In a couple of weeks, I'll be teaching a class of first-year engineers the salient points of references in C# as part of their first-year programming course. Most of them have never programmed before, and had enough trouble learning objects, so teaching references is going to be an uphill battle. I plan to have lots of examples available for the students to go through on their own, but just showing a bunch of examples tends to be pretty overwhelming if the the underlying concept doesn't 'click'.

So I'll put the question out to the SO community: what's the best way you've seen references taught? What made it 'click' for you? Is there any reference-related material that I'm missing?

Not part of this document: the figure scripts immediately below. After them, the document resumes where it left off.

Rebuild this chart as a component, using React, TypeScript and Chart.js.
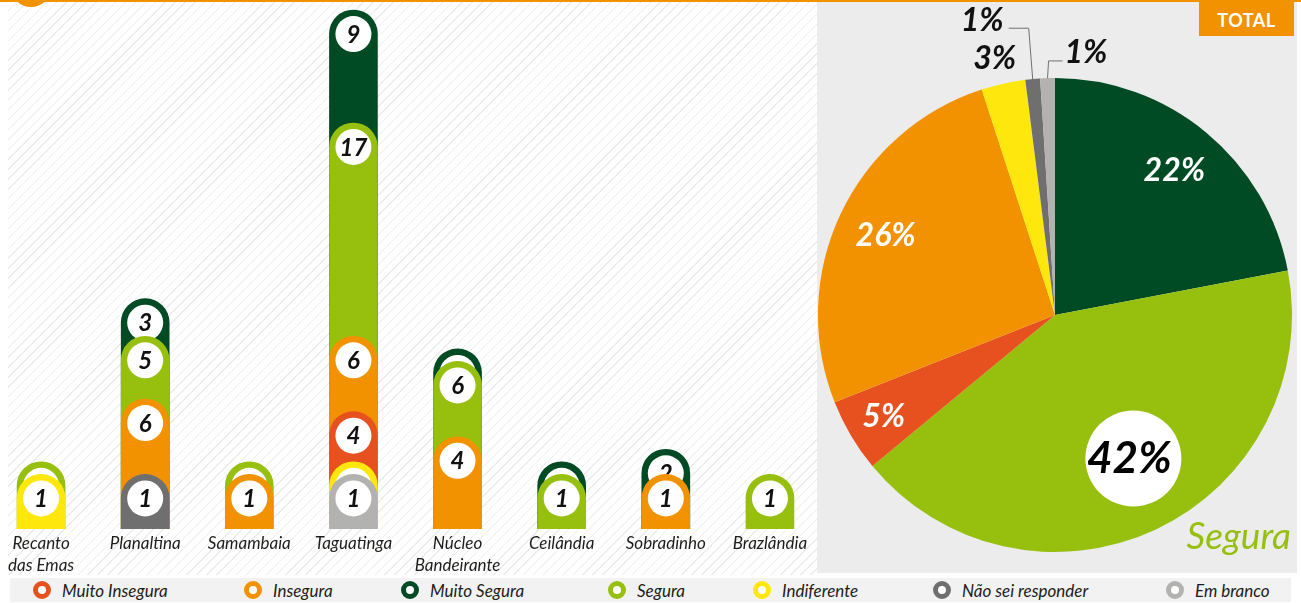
import React, { useEffect, useRef } from "react";
import { Chart, registerables } from "chart.js";

Chart.register(...registerables);

// ---------- data ----------
const CATEGORIES: (string | string[])[] = [
  ["Recanto", "das Emas"],
  "Planaltina",
  "Samambaia",
  "Taguatinga",
  ["Núcleo", "Bandeirante"],
  "Ceilândia",
  "Sobradinho",
  "Brazlândia",
];

// stacked bottom -> top
const EM_BRANCO = [null, null, null, 1, null, null, null, null];
const NAO_SEI = [null, 1, null, null, null, null, null, null];
const INDIFERENTE = [1, null, null, 1, null, null, null, null];
const MUITO_INSEGURA = [null, null, null, 4, null, null, null, null];
const INSEGURA = [null, 6, 1, 6, 4, null, 1, null];
const SEGURA = [1, 5, 1, 17, 6, 1, null, 1];
const MUITO_SEGURA = [null, 3, null, 9, 1, 1, 2, null];

const PIE_LABELS = [
  "Muito Segura",
  "Segura",
  "Muito Insegura",
  "Insegura",
  "Indiferente",
  "Não sei responder",
  "Em branco",
];
const PIE_PERCENT = [22, 42, 5, 26, 3, 1, 1];

const LEGEND_ORDER = [
  "Muito Insegura",
  "Insegura",
  "Muito Segura",
  "Segura",
  "Indiferente",
  "Não sei responder",
  "Em branco",
];

// ---------- styles ----------
const COLOR: Record<string, string> = {
  "Muito Segura": "#004b23",
  Segura: "#97bf0d",
  "Muito Insegura": "#e6511f",
  Insegura: "#f39200",
  Indiferente: "#fde70c",
  "Não sei responder": "#706f6f",
  "Em branco": "#b2b2b1",
};

const Y_MIN = -3.35;
const Y_MAX = 38.64;
const FONT = "Lato, 'Open Sans', sans-serif";
const LEGEND_X = [42, 253, 410, 617, 762, 942, 1175];

const barBadgePlugin = {
  id: "barBadges",
  afterDatasetDraw(chart: any, args: any) {
    const ctx = chart.ctx;
    const ds = chart.data.datasets[args.index];
    args.meta.data.forEach((el: any, i: number) => {
      const v = ds.data[i];
      if (v == null) return;
      const { x, y, width } = el.getProps(["x", "y", "width"], true);
      const r = width / 2;
      const cy = y + r;
      ctx.save();
      ctx.beginPath();
      ctx.arc(x, cy, r - 6, 0, Math.PI * 2);
      ctx.fillStyle = "#ffffff";
      ctx.fill();
      ctx.fillStyle = "#111111";
      ctx.font = `italic bold 24px ${FONT}`;
      ctx.textAlign = "center";
      ctx.textBaseline = "middle";
      ctx.fillText(String(v), x, cy + 1);
      ctx.restore();
    });
  },
};

const pieLabelPlugin = {
  id: "pieLabels",
  afterDatasetsDraw(chart: any) {
    const ctx = chart.ctx;
    const meta = chart.getDatasetMeta(0);
    const values = chart.data.datasets[0].data;
    meta.data.forEach((arc: any, i: number) => {
      const { x, y, startAngle, endAngle, outerRadius } = arc.getProps(
        ["x", "y", "startAngle", "endAngle", "outerRadius"],
        true
      );
      const mid = (startAngle + endAngle) / 2;
      const R = outerRadius;
      const at = (f: number, da = 0) => ({
        px: x + Math.cos(mid + da) * R * f,
        py: y + Math.sin(mid + da) * R * f,
      });
      const text = `${values[i]}%`;
      ctx.save();
      ctx.textAlign = "center";
      ctx.textBaseline = "middle";
      if (i === 0 || i === 2 || i === 3) {
        const f = i === 2 ? 0.84 : 0.79;
        const { px, py } = at(f);
        ctx.fillStyle = "#ffffff";
        ctx.font = `italic bold 32px ${FONT}`;
        ctx.fillText(text, px, py);
      } else if (i === 1) {
        const { px, py } = at(0.69, -0.06);
        ctx.beginPath();
        ctx.arc(px, py, 48, 0, Math.PI * 2);
        ctx.fillStyle = "#ffffff";
        ctx.fill();
        ctx.fillStyle = "#000000";
        ctx.font = `italic bold 44px ${FONT}`;
        ctx.fillText(text, px - 4, py);
      } else if (i === 4) {
        const { px, py } = at(1.11);
        ctx.fillStyle = "#111111";
        ctx.font = `italic bold 32px ${FONT}`;
        ctx.fillText(text, px - 3, py);
      } else if (i === 5 || i === 6) {
        const edge = at(1.0);
        ctx.strokeStyle = "#6f6f6f";
        ctx.lineWidth = 1;
        ctx.font = `italic bold 32px ${FONT}`;
        ctx.fillStyle = "#111111";
        ctx.textBaseline = "alphabetic";
        if (i === 5) {
          const ty = y - R * 1.21;
          ctx.beginPath();
          ctx.moveTo(edge.px, edge.py);
          ctx.lineTo(edge.px - 4, ty);
          ctx.lineTo(edge.px - 24, ty);
          ctx.stroke();
          ctx.textAlign = "right";
          ctx.fillText(text, edge.px - 29, ty + 3);
        } else {
          const ty = y - R * 1.072;
          ctx.beginPath();
          ctx.moveTo(edge.px, edge.py);
          ctx.lineTo(edge.px + 1, ty);
          ctx.lineTo(edge.px + 15, ty);
          ctx.stroke();
          ctx.textAlign = "left";
          ctx.fillText(text, edge.px + 17, ty + 2);
        }
      }
      ctx.restore();
    });
  },
};

function BarChart() {
  const ref = useRef<HTMLCanvasElement>(null);
  useEffect(() => {
    if (!ref.current) return;
    const series: [string, (number | null)[]][] = [
      ["Em branco", EM_BRANCO],
      ["Não sei responder", NAO_SEI],
      ["Indiferente", INDIFERENTE],
      ["Muito Insegura", MUITO_INSEGURA],
      ["Insegura", INSEGURA],
      ["Segura", SEGURA],
      ["Muito Segura", MUITO_SEGURA],
    ];
    const chart = new Chart(ref.current, {
      type: "bar",
      data: {
        labels: CATEGORIES as any,
        datasets: series.map(([name, data]) => ({
          label: name,
          data,
          backgroundColor: COLOR[name],
          borderWidth: 0,
          borderSkipped: "start",
          borderRadius: { topLeft: 24, topRight: 24, bottomLeft: 0, bottomRight: 0 },
          barThickness: 48,
          base: Y_MIN,
        })) as any,
      },
      options: {
        animation: false,
        responsive: true,
        maintainAspectRatio: false,
        events: [],
        layout: { padding: 0 },
        plugins: { legend: { display: false }, tooltip: { enabled: false } },
        scales: {
          x: {
            stacked: true,
            grid: { display: false, drawTicks: false },
            border: { display: false },
            ticks: {
              color: "#1d1d1b",
              font: { family: FONT, style: "italic", size: 17, lineHeight: 1.3 },
              padding: 3,
              maxRotation: 0,
              autoSkip: false,
            },
            afterFit: (s: any) => {
              s.height = 44;
            },
          },
          y: { stacked: true, display: false, min: Y_MIN, max: Y_MAX },
        },
      },
      plugins: [barBadgePlugin],
    });
    return () => chart.destroy();
  }, []);
  return <canvas ref={ref} />;
}

function PieChart() {
  const ref = useRef<HTMLCanvasElement>(null);
  useEffect(() => {
    if (!ref.current) return;
    const chart = new Chart(ref.current, {
      type: "pie",
      data: {
        labels: PIE_LABELS,
        datasets: [
          {
            data: PIE_PERCENT,
            backgroundColor: PIE_LABELS.map((n) => COLOR[n]),
            borderWidth: 0,
          },
        ],
      },
      options: {
        animation: false,
        responsive: true,
        maintainAspectRatio: false,
        events: [],
        layout: { padding: { left: 1, top: 76, right: 5, bottom: 21 } },
        plugins: { legend: { display: false }, tooltip: { enabled: false } },
      },
      plugins: [pieLabelPlugin],
    });
    return () => chart.destroy();
  }, []);
  return <canvas ref={ref} />;
}

export default function App() {
  return (
    <div
      style={{
        position: "absolute",
        left: 0,
        top: 0,
        width: 1301,
        height: 603,
        overflow: "hidden",
        background: "#ffffff",
        fontFamily: FONT,
      }}
    >
      {/* striped bar area */}
      <div
        style={{
          position: "absolute",
          left: 8,
          top: 2,
          width: 809,
          height: 573,
          overflow: "hidden",
          background:
            "repeating-linear-gradient(135deg, #ffffff 0px, #ffffff 6px, #ececec 6px, #ececec 7px)",
        }}
      >
        <div style={{ position: "absolute", left: -19, top: 0, width: 833, height: 571 }}>
          <BarChart />
        </div>
      </div>

      {/* pie area */}
      <div
        style={{
          position: "absolute",
          left: 817,
          top: 2,
          width: 480,
          height: 571,
          background: "#ebeceb",
        }}
      >
        <div style={{ position: "absolute", left: 0, top: 0, width: 480, height: 571 }}>
          <PieChart />
        </div>
        <div
          style={{
            position: "absolute",
            left: 382,
            top: 0,
            width: 95,
            height: 34,
            background: "#f39200",
            color: "#ffffff",
            fontWeight: 700,
            fontSize: 18,
            lineHeight: "36px",
            textAlign: "center",
            letterSpacing: 0.5,
          }}
        >
          TOTAL
        </div>
        <div
          style={{
            position: "absolute",
            right: 6,
            top: 514,
            fontSize: 37,
            lineHeight: "37px",
            fontStyle: "italic",
            color: "#97bf0d",
          }}
        >
          Segura
        </div>
      </div>

      {/* top orange line and dot */}
      <div style={{ position: "absolute", left: 0, top: 0, width: 1301, height: 2, background: "#f39200" }} />
      <div
        style={{
          position: "absolute",
          left: 11,
          top: -33,
          width: 40,
          height: 40,
          borderRadius: "50%",
          background: "#f39200",
        }}
      />

      {/* legend */}
      <div
        style={{
          position: "absolute",
          left: 10,
          top: 578,
          width: 1281,
          height: 24,
          background: "#f2f2f2",
        }}
      >
        {LEGEND_ORDER.map((name, i) => (
          <div
            key={name}
            style={{
              position: "absolute",
              left: LEGEND_X[i] - 10 - 9,
              top: 0,
              height: 24,
              display: "flex",
              alignItems: "center",
              whiteSpace: "nowrap",
            }}
          >
            <span
              style={{
                display: "inline-block",
                width: 8,
                height: 8,
                border: `5px solid ${COLOR[name]}`,
                borderRadius: "50%",
                background: "#ffffff",
              }}
            />
            <span
              style={{
                marginLeft: 11,
                fontStyle: "italic",
                fontSize: 17,
                color: "#1d1d1b",
              }}
            >
              {name}
            </span>
          </div>
        ))}
      </div>
    </div>
  );
}
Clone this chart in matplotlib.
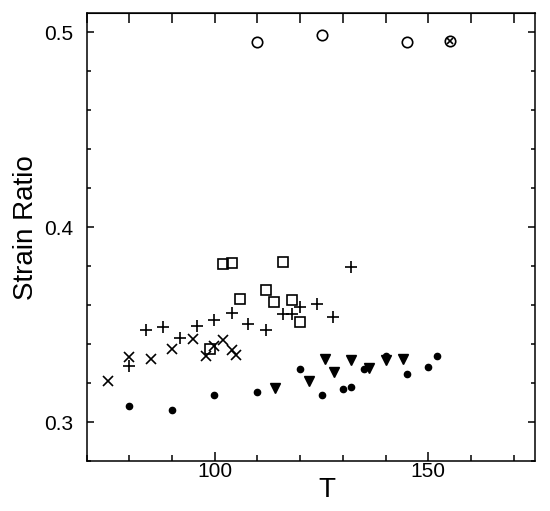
import matplotlib
matplotlib.use('Agg')
import matplotlib.pyplot as plt
from matplotlib.ticker import MultipleLocator

plt.rcParams['font.family'] = ['Liberation Sans', 'DejaVu Sans']

# open circles near 0.5
circ_T = [110, 125, 145]
circ_r = [0.4949, 0.4985, 0.4949]
# crossed circle
xcirc_T = [155]
xcirc_r = [0.4956]

# crosses
x_T = [75, 79.9, 85, 90, 95, 97.9, 99.9, 102, 104, 104.9]
x_r = [0.3212, 0.3334, 0.3325, 0.3375, 0.3427, 0.3337, 0.3392, 0.3423, 0.3368, 0.3346]

# plus signs
p_T = [79.9, 84, 87.9, 91.8, 95.9, 99.9, 104, 107.9, 112, 115.9, 118.1, 120, 123.9, 127.8, 132]
p_r = [0.3289, 0.3471, 0.3488, 0.3432, 0.3495, 0.3522, 0.356, 0.3505, 0.3474, 0.3554,
       0.3554, 0.3591, 0.3608, 0.3539, 0.3796]

# open squares
sq_T = [98.9, 102, 104, 105.9, 112, 113.9, 115.9, 118.1, 120]
sq_r = [0.3375, 0.3813, 0.3817, 0.3632, 0.3676, 0.3615, 0.3822, 0.3628, 0.3512]

# filled down triangles
tri_T = [114, 122, 125.9, 128, 132, 136.2, 140.1, 144]
tri_r = [0.3175, 0.3211, 0.3324, 0.3257, 0.3317, 0.3279, 0.3319, 0.3323]

# filled dots
dot_T = [79.9, 90, 99.9, 110, 120, 125, 130, 132, 135, 140, 145, 150, 152.1]
dot_r = [0.3084, 0.3062, 0.314, 0.3154, 0.3272, 0.3138, 0.3172, 0.3179, 0.3272, 0.3341,
         0.3246, 0.3283, 0.3341]

fig = plt.figure(figsize=(5.5, 5.11), dpi=100)
ax = fig.add_axes([0.1576, 0.0978, 0.8151, 0.8768])

ax.plot(circ_T, circ_r, 'o', mfc='none', mec='black', ms=7.5, mew=1.2, ls='none')
ax.plot(xcirc_T, xcirc_r, 'o', mfc='none', mec='black', ms=7.5, mew=1.2, ls='none')
ax.plot(xcirc_T, xcirc_r, 'x', color='black', ms=4.5, mew=1.2, ls='none')
ax.plot(x_T, x_r, 'x', color='black', ms=7, mew=1.2, ls='none')
ax.plot(p_T, p_r, '+', color='black', ms=8, mew=1.2, ls='none')
ax.plot(sq_T, sq_r, 's', mfc='none', mec='black', ms=6.5, mew=1.2, ls='none')
ax.plot(tri_T, tri_r, 'v', color='black', ms=7.5, ls='none')
ax.plot(dot_T, dot_r, 'o', color='black', ms=4.5, ls='none')

ax.set_xlim(70, 175)
ax.set_ylim(0.28, 0.51)
ax.xaxis.set_major_locator(MultipleLocator(50))
ax.xaxis.set_minor_locator(MultipleLocator(10))
ax.yaxis.set_major_locator(MultipleLocator(0.1))
ax.yaxis.set_minor_locator(MultipleLocator(0.02))

for s in ax.spines.values():
    s.set_linewidth(1.1)

ax.tick_params(axis='x', which='major', direction='in', length=6.5, width=1.1,
               top=False, labelsize=15, pad=1)
ax.tick_params(axis='x', which='minor', direction='in', length=4, width=1.1, top=False)
ax.tick_params(axis='y', which='major', direction='in', length=5, width=1.1,
               right=True, labelsize=15, pad=10)
ax.tick_params(axis='y', which='minor', direction='in', length=3, width=1.1, right=True)

top = ax.secondary_xaxis('top')
top.xaxis.set_major_locator(MultipleLocator(10))
top.tick_params(direction='in', length=7, width=1.1, labeltop=False)

ax.set_xlabel('T', fontsize=20)
ax.set_ylabel('Strain Ratio', fontsize=20)
ax.xaxis.set_label_coords(0.535, -0.035)
ax.yaxis.set_label_coords(-0.106, 0.52)

fig.savefig('out.png', dpi=100)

My tentative lesson plan is:

  1. What is a reference (using an argument like Eric Lippert's)
  2. References and the Garbage Collector
  3. Reference Types and Value Types
  4. Immutable Types
  5. Passing by Reference versus Passing by Value (and all of the subtleties of object references being passed by value)
  6. A handful of nasty examples that produce unexpected results if you don't understand 1-5.

Solution

  • One way that I've heard it explained is to use a cell phone or walkie-talkie. You (the instructor) hold one end and declare that you are an object instance. You stay in one place (ie. the heap) while the students pass the other end (which is on speaker phone if it's a cell phone) around the classroom.

    They can interact with you through the "reference" they have to you, but they don't really have "you" in their possession.